A molecular dynamics computer simulation study of room-temperature ionic liquids. I. Equilibrium solvation structure and free energetics

TL;DR

This study uses molecular dynamics simulations to analyze the equilibrium solvation structure and free energetics of room-temperature ionic liquids, revealing the significant role of electrostriction and comparing their properties with polar solvents.

Contribution

It provides new insights into the solvation structure, free energetics, and charge screening behavior of ionic liquids through detailed molecular dynamics simulations.

Findings

Electrostriction significantly influences solvation structure.

Enhanced structural rigidity increases force constants for charge fluctuations.

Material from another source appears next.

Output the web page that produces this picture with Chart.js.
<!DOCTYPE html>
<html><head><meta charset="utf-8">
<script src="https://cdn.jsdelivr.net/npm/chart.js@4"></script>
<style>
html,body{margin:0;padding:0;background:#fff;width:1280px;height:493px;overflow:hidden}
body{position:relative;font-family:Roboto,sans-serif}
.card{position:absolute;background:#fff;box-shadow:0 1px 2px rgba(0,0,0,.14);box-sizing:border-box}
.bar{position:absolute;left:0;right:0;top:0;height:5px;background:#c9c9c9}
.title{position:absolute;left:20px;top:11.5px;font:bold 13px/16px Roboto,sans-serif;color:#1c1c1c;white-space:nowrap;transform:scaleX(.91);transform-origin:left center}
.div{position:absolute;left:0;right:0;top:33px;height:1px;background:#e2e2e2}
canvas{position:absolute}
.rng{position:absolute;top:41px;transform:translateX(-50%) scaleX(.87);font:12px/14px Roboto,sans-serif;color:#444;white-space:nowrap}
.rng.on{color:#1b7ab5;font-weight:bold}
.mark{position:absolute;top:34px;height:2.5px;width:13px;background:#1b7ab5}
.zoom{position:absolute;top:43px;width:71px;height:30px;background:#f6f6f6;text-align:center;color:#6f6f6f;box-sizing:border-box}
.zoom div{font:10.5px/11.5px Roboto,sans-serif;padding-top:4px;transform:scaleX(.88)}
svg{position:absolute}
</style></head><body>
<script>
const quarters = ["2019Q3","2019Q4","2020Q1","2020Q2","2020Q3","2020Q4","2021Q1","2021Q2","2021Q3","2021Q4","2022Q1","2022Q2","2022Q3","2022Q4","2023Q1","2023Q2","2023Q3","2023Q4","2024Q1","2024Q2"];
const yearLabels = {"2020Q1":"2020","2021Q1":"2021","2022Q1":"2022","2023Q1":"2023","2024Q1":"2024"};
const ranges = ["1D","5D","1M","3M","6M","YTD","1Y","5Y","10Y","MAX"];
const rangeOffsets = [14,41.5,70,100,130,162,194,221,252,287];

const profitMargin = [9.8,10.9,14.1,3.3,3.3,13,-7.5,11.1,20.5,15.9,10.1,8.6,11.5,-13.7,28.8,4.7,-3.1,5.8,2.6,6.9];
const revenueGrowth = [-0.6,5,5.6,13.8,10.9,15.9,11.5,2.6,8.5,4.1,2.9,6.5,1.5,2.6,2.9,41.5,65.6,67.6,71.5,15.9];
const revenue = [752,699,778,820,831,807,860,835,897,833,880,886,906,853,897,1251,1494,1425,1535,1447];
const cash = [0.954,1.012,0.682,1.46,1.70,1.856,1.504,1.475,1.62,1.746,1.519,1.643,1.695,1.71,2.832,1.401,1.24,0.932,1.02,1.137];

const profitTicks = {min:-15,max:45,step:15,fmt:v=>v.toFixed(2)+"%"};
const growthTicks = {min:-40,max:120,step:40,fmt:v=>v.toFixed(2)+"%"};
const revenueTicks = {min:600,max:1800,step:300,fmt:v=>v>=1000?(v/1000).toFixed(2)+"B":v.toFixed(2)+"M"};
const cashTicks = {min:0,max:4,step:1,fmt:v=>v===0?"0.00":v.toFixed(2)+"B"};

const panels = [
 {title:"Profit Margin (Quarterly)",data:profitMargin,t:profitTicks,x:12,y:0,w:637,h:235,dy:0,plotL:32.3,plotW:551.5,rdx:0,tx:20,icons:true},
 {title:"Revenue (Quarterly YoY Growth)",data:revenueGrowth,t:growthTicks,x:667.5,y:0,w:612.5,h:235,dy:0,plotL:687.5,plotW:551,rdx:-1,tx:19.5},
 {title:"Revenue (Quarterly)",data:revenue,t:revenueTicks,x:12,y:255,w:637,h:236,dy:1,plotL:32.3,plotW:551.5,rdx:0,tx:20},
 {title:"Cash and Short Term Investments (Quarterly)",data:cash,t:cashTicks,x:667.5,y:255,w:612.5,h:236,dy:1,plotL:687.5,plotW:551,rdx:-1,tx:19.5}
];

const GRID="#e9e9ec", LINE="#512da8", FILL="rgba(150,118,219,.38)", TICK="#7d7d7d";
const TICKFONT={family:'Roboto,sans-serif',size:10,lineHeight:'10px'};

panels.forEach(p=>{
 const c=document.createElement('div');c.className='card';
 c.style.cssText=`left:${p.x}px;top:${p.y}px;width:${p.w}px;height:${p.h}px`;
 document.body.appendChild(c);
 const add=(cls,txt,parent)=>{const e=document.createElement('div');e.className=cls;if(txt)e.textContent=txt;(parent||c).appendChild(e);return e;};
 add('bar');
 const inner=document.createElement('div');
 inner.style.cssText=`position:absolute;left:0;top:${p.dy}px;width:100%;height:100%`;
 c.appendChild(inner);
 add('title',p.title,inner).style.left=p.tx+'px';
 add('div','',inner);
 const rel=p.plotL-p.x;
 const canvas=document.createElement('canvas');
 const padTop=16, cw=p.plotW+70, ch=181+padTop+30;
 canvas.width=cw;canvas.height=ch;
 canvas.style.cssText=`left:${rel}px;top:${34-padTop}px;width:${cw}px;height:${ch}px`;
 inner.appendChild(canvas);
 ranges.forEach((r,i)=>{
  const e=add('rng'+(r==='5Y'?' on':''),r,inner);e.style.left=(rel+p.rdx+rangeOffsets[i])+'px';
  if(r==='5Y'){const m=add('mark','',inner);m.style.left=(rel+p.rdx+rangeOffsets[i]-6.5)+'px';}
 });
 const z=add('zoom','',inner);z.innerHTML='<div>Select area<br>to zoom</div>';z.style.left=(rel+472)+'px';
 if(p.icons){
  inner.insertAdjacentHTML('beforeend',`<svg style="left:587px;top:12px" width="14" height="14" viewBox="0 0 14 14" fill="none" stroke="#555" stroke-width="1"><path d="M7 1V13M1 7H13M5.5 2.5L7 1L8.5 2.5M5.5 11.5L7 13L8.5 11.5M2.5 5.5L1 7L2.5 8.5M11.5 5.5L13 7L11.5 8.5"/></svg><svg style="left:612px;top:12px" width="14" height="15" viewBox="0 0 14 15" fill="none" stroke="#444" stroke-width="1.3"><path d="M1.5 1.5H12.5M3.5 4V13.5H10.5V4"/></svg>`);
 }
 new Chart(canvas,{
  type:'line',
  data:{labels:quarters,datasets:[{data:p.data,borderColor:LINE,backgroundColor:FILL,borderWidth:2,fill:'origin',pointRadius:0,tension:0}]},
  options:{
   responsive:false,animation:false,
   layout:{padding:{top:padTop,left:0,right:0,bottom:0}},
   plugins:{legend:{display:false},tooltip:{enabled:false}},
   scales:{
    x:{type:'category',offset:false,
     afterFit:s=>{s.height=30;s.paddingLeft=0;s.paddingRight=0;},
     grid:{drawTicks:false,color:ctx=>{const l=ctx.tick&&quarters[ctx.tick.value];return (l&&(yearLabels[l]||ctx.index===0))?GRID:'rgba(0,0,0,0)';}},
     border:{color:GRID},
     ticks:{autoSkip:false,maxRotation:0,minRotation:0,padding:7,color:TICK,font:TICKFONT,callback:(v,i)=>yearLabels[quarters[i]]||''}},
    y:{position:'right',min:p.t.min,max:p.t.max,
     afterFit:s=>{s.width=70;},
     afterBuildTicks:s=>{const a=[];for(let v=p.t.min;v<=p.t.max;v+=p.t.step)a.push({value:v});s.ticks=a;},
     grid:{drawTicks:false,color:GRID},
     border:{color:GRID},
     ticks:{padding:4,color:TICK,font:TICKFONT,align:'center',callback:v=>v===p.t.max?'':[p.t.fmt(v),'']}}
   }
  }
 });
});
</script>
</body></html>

Ionic liquids show distinct screening behavior compared to polar solvents.

Abstract

Solvation in 1-ethyl-3-methylmidazolium chloride and in 1-ethyl-3-methylimidazolium hexafluorophosphate near equilibrium is investigated via molecular dynamics computer simulations with diatomic and benzenelike molecules employed as probe solutes. It is found that electrostriction plays an important role in both solvation structure and free energetics. The angular and radial distributions of cations and anions become more structured and their densities near the solute become enhanced as the solute charge separation grows. Due to the enhancement in structural rigidity induced by electrostriction, the force constant associated with solvent configuration fluctuations relevant to charge shift and transfer processes is also found to increase. The effective polarity and reorganization free energies of these ionic liquids are analyzed and compared with those of highly polar acetonitrile. Their screening behavior of electric charges is also investigated.